I suspect that quite a bit can be salvaged if you go back before Aquinas to Aristotle and try to rebuild his own teleological thinking on grounds more in accord with that Darwinian account of our natures. But if you do that, I think you can wind up in some very uncomfortable places. You don’t wind up arguing that anything that feels natural must necessarily be good, but you do run the risk of recapitulating Social Darwinist arguments from the 19th century but with 21st century science to back them up, or worse. I certainly don’t want to go there, and I don’t think Douthat does either.
Mind you, I don’t think it’s inevitable that you wind up there either; I think there are good and strong pragmatic ways of grounding liberalism. But that’s what you’d need: a pragmatic grounding. And I’m not sure any grounding of that nature gets Douthat quite where he wants to go, which is (if I understand correctly) to a place where you say this way of being is good even though it isn’t particularly natural because it calls us to a higher nature. Because if the cultural superstructure really is a civilizational artifice, then its aims are, quite plausibly, just as artificial. They have to be defended on some basis, and I’m not sure what that basis is going to be.
Anyway, this deserves a longer post than I have time to write now. Suffice it to say that I think this is a very important problem that smart theists and New Atheists alike tend to argue isn’t really a problem at all in ways that I find deeply unconvincing.
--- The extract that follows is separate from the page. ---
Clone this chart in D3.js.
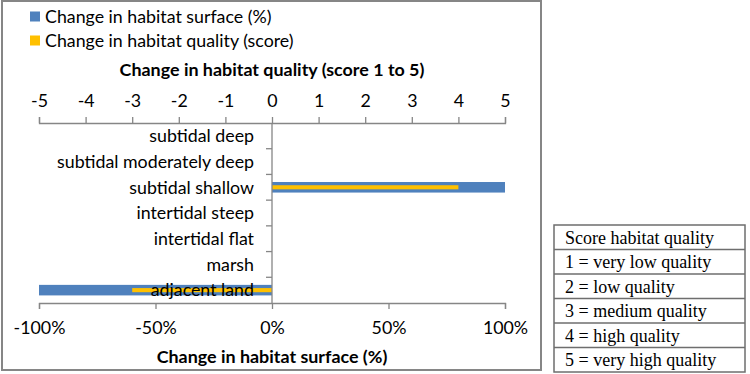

I’d like to see it tackled frontally, with the aim of a productive synthesis rather than a soothing repetition of old verities.
Is natural law basically a Catholic thing? I'm thinking about Thomism. I saw a video in which a Calvinist pastor contrasted his own biblicism (i.e. "obey the Bible") with the Thomism of Catholics. I guess Orthodox Jews are closer to Calvinists in this respect too?
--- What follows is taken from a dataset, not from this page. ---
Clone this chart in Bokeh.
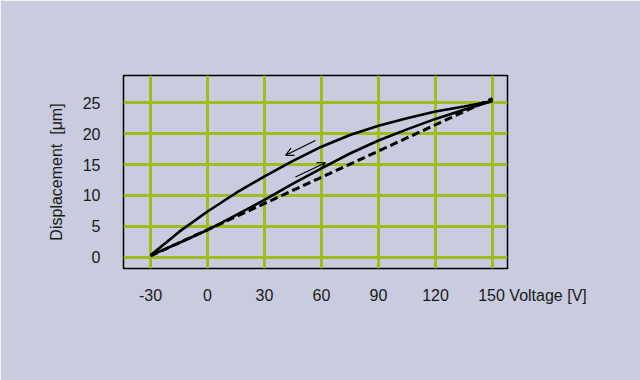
from bokeh.plotting import figure
from bokeh.models import Arrow, OpenHead, FixedTicker, Range1d
from bokeh.embed import file_html
from bokeh.resources import INLINE

# ---- data ----
voltage = [-30, -15, 0, 15, 30, 45, 60, 75, 90, 105, 120, 135, 150]
disp_down = [0.3, 4.1, 7.4, 10.4, 13.1, 15.6, 17.9, 19.8, 21.3, 22.5, 23.6, 24.4, 25.3]   # upper branch (decreasing V)
disp_up = [0.3, 2.3, 4.4, 6.8, 9.3, 11.9, 14.4, 16.8, 18.9, 20.7, 22.4, 23.9, 25.3]       # lower branch (increasing V)
linear_v = [-30, 150]
linear_d = [0.2, 25.7]

x_ticks = [-30, 0, 30, 60, 90, 120, 150]
x_tick_labels = ["-30", "0", "30", "60", "90", "120", "150"]
y_ticks = [0, 5, 10, 15, 20, 25]

x_title = "Voltage [V]"
y_title = "Displacement  [μm]"

# arrows (data coordinates): start -> end
arrow_down = dict(x0=56.8, y0=18.9, x1=41.1, y1=16.5)
arrow_up = dict(x0=46.3, y0=13.0, x1=62.1, y1=15.3)

BG = "#C9CBDE"
GRID = "#9DBE1C"
FONT = "Liberation Sans"
TXT = "#1a1a1a"
NB = "\u00a0"

p = figure(width=640, height=380, output_backend="svg", toolbar_location=None,
           x_range=Range1d(-44.2, 157.9), y_range=Range1d(-1.83, 29.43),
           min_border_left=123, min_border_right=133, min_border_top=75, min_border_bottom=112)
p.background_fill_color = BG
p.border_fill_color = BG
p.outline_line_color = "black"
p.outline_line_width = 1.5

for ax in (p.xaxis, p.yaxis):
    ax.axis_line_color = None
    ax.major_tick_line_color = None
    ax.minor_tick_line_color = None
    ax.major_label_text_font = FONT
    ax.major_label_text_font_size = "16px"
    ax.major_label_text_color = TXT

# x tick labels; the axis title sits on the same line, right of the last tick label
overrides = {}
for t, lab in zip(x_ticks, x_tick_labels):
    overrides[t] = lab
last = x_ticks[-1]
suffix = NB + x_title.replace(" ", NB)
overrides[last] = NB * 18 + x_tick_labels[-1] + suffix
p.xaxis.ticker = FixedTicker(ticks=x_ticks)
p.xaxis.major_label_overrides = overrides
p.xaxis.major_label_standoff = 12

p.yaxis.ticker = FixedTicker(ticks=y_ticks)
p.yaxis.major_label_standoff = 17
p.yaxis.axis_label = y_title.replace(" ", NB)
p.yaxis.axis_label_text_font = FONT
p.yaxis.axis_label_text_font_size = "16px"
p.yaxis.axis_label_text_font_style = "normal"
p.yaxis.axis_label_text_color = TXT
p.yaxis.axis_label_standoff = 15

p.xgrid.ticker = FixedTicker(ticks=x_ticks)
p.ygrid.ticker = FixedTicker(ticks=y_ticks)
for g in (p.xgrid, p.ygrid):
    g.grid_line_color = GRID
    g.grid_line_width = 3
    g.grid_line_alpha = 1.0

p.line(linear_v, linear_d, line_color="black", line_width=3, line_dash="8 4")
p.line(voltage, disp_up, line_color="black", line_width=2.6)
p.line(voltage, disp_down, line_color="black", line_width=2.6)

for a in (arrow_down, arrow_up):
    p.add_layout(Arrow(end=OpenHead(size=8, line_width=1.2, line_color="black"),
                       x_start=a["x0"], y_start=a["y0"], x_end=a["x1"], y_end=a["y1"],
                       line_width=1.2, line_color="black"))

open("out.html", "w").write(file_html(p, INLINE))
I'm a fairly recent convert to Orthodox Christianity, but I've never heard anyone talk about "natural law". I think we're more biblicist too, although it's Scripture + Tradition in our case.
I think biblicism has its own set of problems too, though, in the area of obeying rules purely for the sake of obedience, without there being any rationale behind them. Muslims seem particularly prone to this.
There is nothing in Thomas (or Aristotle) that says natural law does not change. In fact, it is part of natural law properly understood that the law changes depending on circumstance that affect the teleological nature of the act. The idea that natural law outcomes do not change and so the only alternatives become exceptions to an unchanging rule is essentialism and first found in Suarez. In any case, humans as to their nature, have not changed within historical time, even if social and scientific contexts have.